## WHAT THE TASK ASKS
Look through the data below and say how many of its lines contain "chart", adding nothing else.

## RECORDS FOR THIS TASK

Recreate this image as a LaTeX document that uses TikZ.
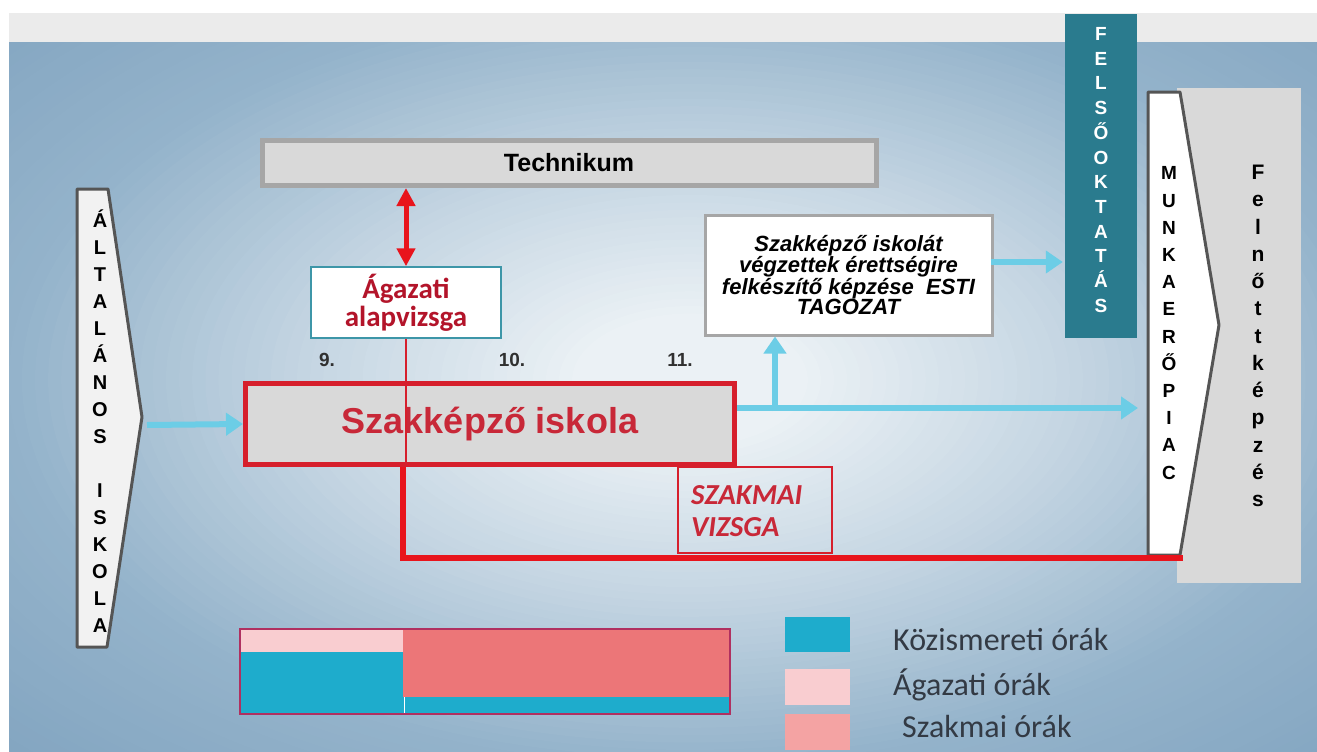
\documentclass[tikz,border=0pt]{standalone}
\usepackage{fontspec}
\newfontfamily\arial{Liberation Sans}
\newfontfamily\calibri{Carlito}
\usetikzlibrary{arrows.meta}
\definecolor{stripgray}{HTML}{EBEBEB}
\definecolor{bgC}{HTML}{EBF1F5}
\definecolor{bgM}{HTML}{C4D5E2}
\definecolor{bgE}{HTML}{94B3CB}
\definecolor{bgO}{HTML}{84A6C1}
\definecolor{boxgray}{HTML}{D9D9D9}
\definecolor{bordergray}{HTML}{A6A6A6}
\definecolor{darkborder}{HTML}{555555}
\definecolor{lblue}{HTML}{6CCDE6}
\definecolor{szred}{HTML}{D61F2C}
\definecolor{txtred}{HTML}{C82838}
\definecolor{dred}{HTML}{B3142A}
\definecolor{linered}{HTML}{E8141C}
\definecolor{teal}{HTML}{2A7B8E}
\definecolor{agteal}{HTML}{3D96A8}
\definecolor{chblue}{HTML}{1EACCC}
\definecolor{chpale}{HTML}{F9CDD0}
\definecolor{chsalmon}{HTML}{EC7678}
\definecolor{lgpink}{HTML}{F4A3A3}
\definecolor{chborder}{HTML}{B03060}
\definecolor{lgtext}{HTML}{333A44}
\definecolor{numtext}{HTML}{303030}
\newcommand{\fsz}[2]{\fontsize{#1}{#2}\selectfont}
\begin{document}
\begin{tikzpicture}[x=1pt,y=-1pt,
  plainbox/.style={rectangle, inner sep=0pt, align=center},
  bluearrow/.style={draw=lblue, line width=6pt, -{Triangle[width=22pt,length=17pt]}},
  redthick/.style={draw=linered, line width=6pt, line join=miter},
  thinred/.style={draw=szred, line width=1.2pt},
  redboth/.style={draw=linered, line width=5pt, {Triangle[width=18pt,length=18pt]}-{Triangle[width=18pt,length=18pt]}},
  vletters/.style={inner sep=0pt, align=center},
  legtext/.style={anchor=west, inner sep=0pt, font=\calibri\fsz{32}{36}, text=lgtext},
  numlabel/.style={inner sep=0pt, font=\arial\bfseries\fsz{19}{22}, text=numtext}
]
\useasboundingbox (0,0) rectangle (1317,752);
\fill[white] (0,0) rectangle (1317,752);
\fill[stripgray] (9,13) rectangle (1317,43);
% elliptical background gradient
\begin{scope}
\clip (9,43) rectangle (1317,752);
\fill[bgO] (9,43) rectangle (1317,752);
\foreach \k in {74,...,1}{
  \ifnum\k>52
    \pgfmathsetmacro{\p}{min(100,(\k-52)*100/20)}
    \colorlet{cc}{bgO!\p!bgE}
  \else\ifnum\k>30
    \pgfmathsetmacro{\p}{(\k-30)*100/22}
    \colorlet{cc}{bgE!\p!bgM}
  \else\ifnum\k>9
    \pgfmathsetmacro{\p}{(\k-9)*100/21}
    \colorlet{cc}{bgM!\p!bgC}
  \else
    \colorlet{cc}{bgC}
  \fi\fi\fi
  \pgfmathsetmacro{\rx}{\k*13.1}
  \pgfmathsetmacro{\ry}{\k*7.4}
  \fill[cc] (690,380) ellipse [x radius=\rx, y radius=\ry];
}
\end{scope}

% right side: Felnottkepzes gray box
\node[plainbox, fill=boxgray, minimum width=124pt, minimum height=495pt] (felnott) at (1239,335.5) {};
\node[vletters, font=\arial\bfseries\fsz{21}{27.25}] (felnotttext) at (1258,336) {F\\e\\l\\n\\ő\\t\\t\\k\\é\\p\\z\\é\\s};

% Munkaeropiac arrow
\draw[fill=white, draw=darkborder, line width=3pt, line join=round] (1148,92) -- (1180,92) -- (1219,325) -- (1180,555) -- (1148,555) -- cycle;
\coordinate (munkaW) at (1148,408);
\node[vletters, font=\arial\bfseries\fsz{19}{27.2}] (munka) at (1169,323) {M\\U\\N\\K\\A\\E\\R\\Ő\\P\\I\\A\\C};

% Felsooktatas
\node[plainbox, fill=teal, minimum width=72pt, minimum height=324pt] (felso) at (1101,176) {};
\node[vletters, text=white, font=\arial\bfseries\fsz{19}{24.7}] (felsotext) at (1101,170) {F\\E\\L\\S\\Ő\\O\\K\\T\\A\\T\\Á\\S};

% Altalanos iskola arrow
\draw[fill=white!95!black, draw=darkborder, line width=3pt, line join=round] (77,189) -- (108,189) -- (142,417) -- (107,647) -- (77,647) -- cycle;
\coordinate (alttip) at (142,425);
\node[vletters, font=\arial\bfseries\fsz{20}{27}] (alt) at (100,421) {Á\\L\\T\\A\\L\\Á\\N\\O\\S\\[27pt]I\\S\\K\\O\\L\\A};

% Technikum
\node[plainbox, draw=bordergray, line width=5pt, fill=boxgray, minimum width=614pt, minimum height=45pt, font=\arial\bfseries\fsz{25}{28}] (tech) at (569,163) {Technikum};

% Agazati alapvizsga
\node[plainbox, draw=agteal, line width=1.5pt, fill=white, minimum width=190pt, minimum height=71pt, font=\calibri\bfseries\fsz{29}{28}, text=dred] (agaz) at (406,302.5) {Ágazati\\alapvizsga};

% ESTI box
\node[plainbox, draw=bordergray, line width=3pt, fill=white, minimum width=287pt, minimum height=120pt, font=\arial\bfseries\itshape\fsz{22}{20.5}] (esti) at (848.5,275) {Szakképző iskolát\\végzettek érettségire\\felkészítő képzése\ \ ESTI\\TAGOZAT};

% year numbers
\node[numlabel] (n9) at (327,360) {9.};
\node[numlabel] (n10) at (512,360) {10.};
\node[numlabel] (n11) at (680,360) {11.};

% Szakkepzo iskola
\node[plainbox, draw=szred, line width=5pt, fill=boxgray, minimum width=489pt, minimum height=81pt, font=\arial\bfseries\fsz{36}{40}, text=txtred] (szak) at (490,424) {Szakképző iskola};

% Szakmai vizsga
\node[plainbox, draw=szred, line width=1.2pt, minimum width=154pt, minimum height=86pt] (vizsga) at (755,510) {};
\node[anchor=west, inner sep=0pt, align=left, font=\calibri\bfseries\itshape\fsz{29}{32}, text=txtred] (vizsgatext) at (691,511) {SZAKMAI\\VIZSGA};

% connectors
\draw[thinred] (agaz.south) -- (agaz.south |- szak.south);
\coordinate (rc) at (403,558);
\coordinate (rend) at (1183,558);
\draw[redthick] (szak.south -| rc) -- (rc) -- (rend);
\draw[redboth] (tech.south -| agaz.north) -- (agaz.north);

\draw[bluearrow] ([xshift=5pt]alttip) -- (szak.west);
\coordinate (branch) at (775,408);
\draw[draw=lblue, line width=6pt] (szak.east |- branch) -- (branch);
\draw[bluearrow] (branch) -- ([xshift=-10pt]munkaW);
\draw[bluearrow] ([yshift=-3pt]branch) -- (esti.south -| branch);
\coordinate (fy) at (0,262);
\draw[bluearrow] ([xshift=-3pt]esti.east |- fy) -- ([xshift=-2pt]felso.west |- fy);

% bar chart
\fill[chpale] (240,629) rectangle (403,652);
\fill[chblue] (240,652) rectangle (403,714);
\fill[chsalmon] (403,629) rectangle (730,697);
\fill[chblue] (403,697) rectangle (730,714);
\draw[white, line width=1pt] (404.5,697) -- (404.5,714);
\node[plainbox, draw=chborder, line width=1.2pt, minimum width=490pt, minimum height=85pt] (chart) at (485,671.5) {};

% legend
\node[plainbox, fill=chblue, minimum width=65pt, minimum height=35pt] (lg1) at (817.5,634.5) {};
\node[plainbox, fill=chpale, minimum width=65pt, minimum height=36pt] (lg2) at (817.5,687) {};
\node[plainbox, fill=lgpink, minimum width=65pt, minimum height=36pt] (lg3) at (817.5,732) {};
\node[legtext] (lt1) at (893,640) {Közismereti órák};
\node[legtext] (lt2) at (893,685) {Ágazati órák};
\node[legtext] (lt3) at (902,726) {Szakmai órák};
\end{tikzpicture}
\end{document}
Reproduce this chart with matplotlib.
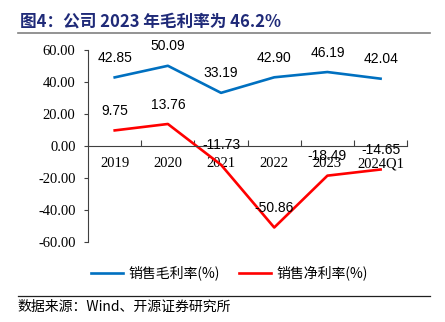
import matplotlib.pyplot as plt
import numpy as np

plt.rcParams['font.family'] = ['Liberation Serif', 'Noto Sans CJK SC']

categories = ['2019', '2020', '2021', '2022', '2023', '2024Q1']
grossMargin = [42.85, 50.09, 33.19, 42.90, 46.19, 42.04]
netMargin = [9.75, 13.76, -11.73, -50.86, -18.49, -14.65]
yTicks = [60, 40, 20, 0, -20, -40, -60]

cjk = ['Noto Sans CJK SC', 'DejaVu Sans']
blue = '#0070C0'
red = '#FF0000'

fig = plt.figure(figsize=(4.45, 3.22), dpi=100)
ax = fig.add_axes([0.198, 0.248, 0.717, 0.597])

x = np.arange(len(categories))
ax.plot(x, grossMargin, color=blue, linewidth=1.9, label='销售毛利率(%)')
ax.plot(x, netMargin, color=red, linewidth=1.9, label='销售净利率(%)')

# Data labels above each point
for xi, v in zip(x, grossMargin):
    ax.annotate(f'{v:.2f}', xy=(xi, v), xytext=(0, 14), textcoords='offset points',
                ha='center', va='center', fontsize=10, family='Liberation Sans')
for xi, v in zip(x, netMargin):
    ax.annotate(f'{v:.2f}', xy=(xi, v), xytext=(0, 14), textcoords='offset points',
                ha='center', va='center', fontsize=10, family='Liberation Sans')

ax.set_xlim(-0.5, len(categories) - 0.5)
ax.set_ylim(-60, 60)
ax.set_yticks(yTicks)
ax.set_yticklabels([f'{t:.2f}' for t in yTicks], fontsize=10.5)

# x axis sits on zero, ticks at category boundaries, labels at centers
ax.spines['bottom'].set_position(('data', 0))
ax.spines['top'].set_visible(False)
ax.spines['right'].set_visible(False)
ax.spines['left'].set_color('#404040')
ax.spines['bottom'].set_color('#404040')
ax.set_xticks(np.arange(-0.5, len(categories), 1.0))
ax.set_xticklabels([])
ax.tick_params(axis='x', which='major', direction='in', length=4, color='#404040')
ax.set_xticks(x, minor=True)
ax.set_xticklabels(categories, minor=True, fontsize=10.5)
ax.tick_params(axis='x', which='minor', length=0, pad=8)
ax.tick_params(axis='y', direction='out', length=3, color='#404040', pad=6)

leg = fig.legend(loc='center', bbox_to_anchor=(0.515, 0.152), ncol=2, frameon=False,
                 prop={'family': cjk, 'size': 10}, handlelength=2.3, columnspacing=1.4,
                 handletextpad=0.4)

# Title and rules
fig.text(0.045, 0.932, '图4：公司 2023 年毛利率为 46.2%', fontsize=12, fontweight='bold',
         color='#1F2A78', family=cjk, va='center')
fig.add_artist(plt.Line2D([0.04, 0.966], [0.898, 0.898], color='#808080', linewidth=1.2))
fig.add_artist(plt.Line2D([0.04, 0.966], [0.08, 0.08], color='#202020', linewidth=0.9))
fig.text(0.04, 0.046, '数据来源：Wind、开源证券研究所', fontsize=10, family=cjk, va='center')

plt.savefig('out.png', dpi=100)
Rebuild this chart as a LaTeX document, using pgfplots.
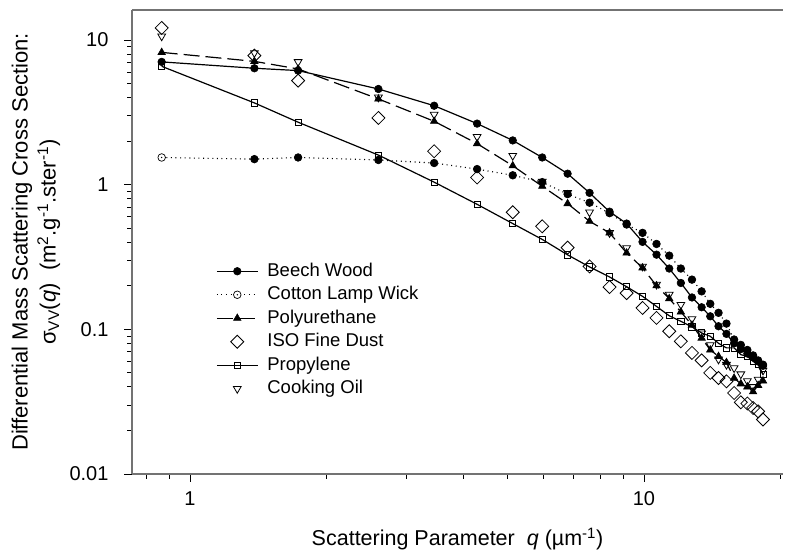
\documentclass[border=0pt]{standalone}
\usepackage{fontspec}
\setmainfont{Liberation Sans}
\usepackage{pgfplots}
\pgfplotsset{compat=1.18}
\pgfdeclareplotmark{cdot}{%
  \pgfpathcircle{\pgfpointorigin}{\pgfplotmarksize}\pgfusepathqfillstroke
  \pgfpathcircle{\pgfpointorigin}{0.75pt}\pgfsetfillcolor{black}\pgfusepathqfill}

\pgfplotstableread{
q      beech  cotton poly   iso    prop   oil
0.866  7.05   1.54   8.2    12.1   6.57   10.6
1.386  6.37   1.50   7.11   7.79   3.67   8.13
1.73   6.14   1.54   6.3    5.23   2.70   7.05
2.6    4.58   1.48   3.91   2.89   1.60   4.01
3.45   3.51   1.41   2.74   1.70   1.04   3.05
4.29   2.64   1.28   1.92   1.12   0.731  2.14
5.14   2.02   1.16   1.35   0.644  0.538  1.585
5.97   1.54   1.04   0.974  0.515  0.418  1.05
6.79   1.19   0.86   0.739  0.367  0.327  0.877
7.59   0.877  0.75   0.558  0.272  0.270  0.644
8.4    0.65   0.635  0.464  0.196  0.230  0.464
9.16   0.538  0.53   0.337  0.178  0.197  0.365
9.93   0.402  0.464  0.266  0.1405 0.169  0.272
10.66  0.328  0.389  0.200  0.120  0.144  0.204
11.37  0.263  0.323  0.163  0.0969 0.124  0.174
12.06  0.209  0.263  0.132  0.0826 0.1136 0.148
12.76  0.166  0.2205 0.107  0.0687 0.104  0.118
13.4   0.142  0.183  0.087  0.061  0.0944 0.094
14.0   0.123  0.150  0.072  0.050  0.0895 0.078
14.6   0.105  0.130  0.065  0.0461 0.080  0.062
15.2   0.093  0.1095 0.059  0.0437 0.0744 0.057
15.8   0.080  0.085  0.046  0.0363 0.0744 0.054
16.35  0.073  0.078  0.042  0.0313 0.0668 0.049
16.9   0.068  0.072  0.040  0.0307 0.065  0.044
17.4   0.064  0.066  0.037  0.0286 0.060  0.040
17.85  0.061  0.060  0.041  0.0271 0.057  0.045
18.3   0.057  0.056  0.044  0.0238 0.049  0.052
}\datatable

\begin{document}
\begin{tikzpicture}[x=1pt,y=1pt]
\path[use as bounding box] (-132,-82) rectangle (654,474);
\begin{axis}[
  at={(0,0)}, anchor=south west, scale only axis,
  width=651pt, height=464pt,
  xmode=log, ymode=log,
  xmin=0.745, xmax=20.25, ymin=0.01, ymax=16.1,
  axis x line*=box, axis y line*=left,
  xtick pos=left, ytick pos=left,
  axis line style={black!55, line width=1.5pt},
  tick align=outside,
  major tick length=8pt, minor tick length=5pt,
  tick style={black, line width=0.8pt},
  xtick={1,10}, xticklabels={1,10},
  ytick={0.01,0.1,1,10}, yticklabels={0.01,0.1,1,10},
  minor xtick={0.8,0.9,2,3,4,5,6,7,8,9,20},
  minor ytick={0.02,0.03,0.04,0.05,0.06,0.07,0.08,0.09,0.2,0.3,0.4,0.5,0.6,0.7,0.8,0.9,2,3,4,5,6,7,8,9},
  /pgf/number format/assume math mode=true,
  tick label style={font=\fontsize{20}{22}\selectfont},
  xticklabel style={yshift=-6pt},
  yticklabel style={xshift=-12pt},
  xlabel={Scattering Parameter\ \ \textit{q} (µm\textsuperscript{-1})},
  ylabel={Differential Mass Scattering Cross Section:\\σ\textsubscript{VV}(\textit{q})\ \ (m\textsuperscript{2}.g\textsuperscript{-1}.ster\textsuperscript{-1})},
  every axis x label/.style={at={(axis description cs:0.5,-0.14)}, anchor=center, font=\fontsize{21.5}{24}\selectfont},
  every axis y label/.style={at={(axis description cs:-0.1475,0.5)}, anchor=center, rotate=90, align=center, font=\fontsize{22}{28}\selectfont},
  legend style={at={(0.129,0.4627)}, anchor=north west, draw=none, fill=none,
    inner sep=0pt, column sep=6pt,
    font=\fontsize{18.5}{20}\selectfont,
    nodes={inner xsep=3pt, inner ysep=3.3pt, text height=13.3pt, text depth=3.6pt}},
  legend cell align=left,
  legend image code/.code={\draw[mark repeat=2,mark phase=2,#1] plot coordinates {(0pt,0pt) (20.5pt,0pt) (41pt,0pt)};},
]
\addplot[black, line width=1.2pt, mark=*, mark size=3.8pt, mark options={solid, line width=0.6pt}] table[x=q,y=beech] {\datatable};
\addlegendentry{Beech Wood}
\addplot[black, line width=1.1pt, dash pattern=on 1pt off 3.6pt, mark=cdot, mark size=3.8pt, mark options={solid, line width=0.7pt, fill=white}] table[x=q,y=cotton] {\datatable};
\addlegendentry{Cotton Lamp Wick}
\addplot[black, line width=1.2pt, dash pattern=on 16pt off 6pt, mark=triangle*, mark size=4.3pt, mark options={solid, line width=0.6pt}] table[x=q,y=poly] {\datatable};
\addlegendentry{Polyurethane}
\addplot[black, only marks, mark=square, mark size=4.6pt, mark options={rotate=45, line width=0.8pt, fill=white}] table[x=q,y=iso] {\datatable};
\addlegendentry{ISO Fine Dust}
\addplot[black, line width=1.2pt, mark=square, mark size=3.1pt, mark options={solid, line width=0.8pt, fill=white}] table[x=q,y=prop] {\datatable};
\addlegendentry{Propylene}
\addplot[black, only marks, mark=triangle, mark size=4.5pt, mark options={rotate=180, line width=0.8pt, fill=white}] table[x=q,y=oil] {\datatable};
\addlegendentry{Cooking Oil}
\end{axis}
\end{tikzpicture}
\end{document}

## EXERCISE OUTPUT
4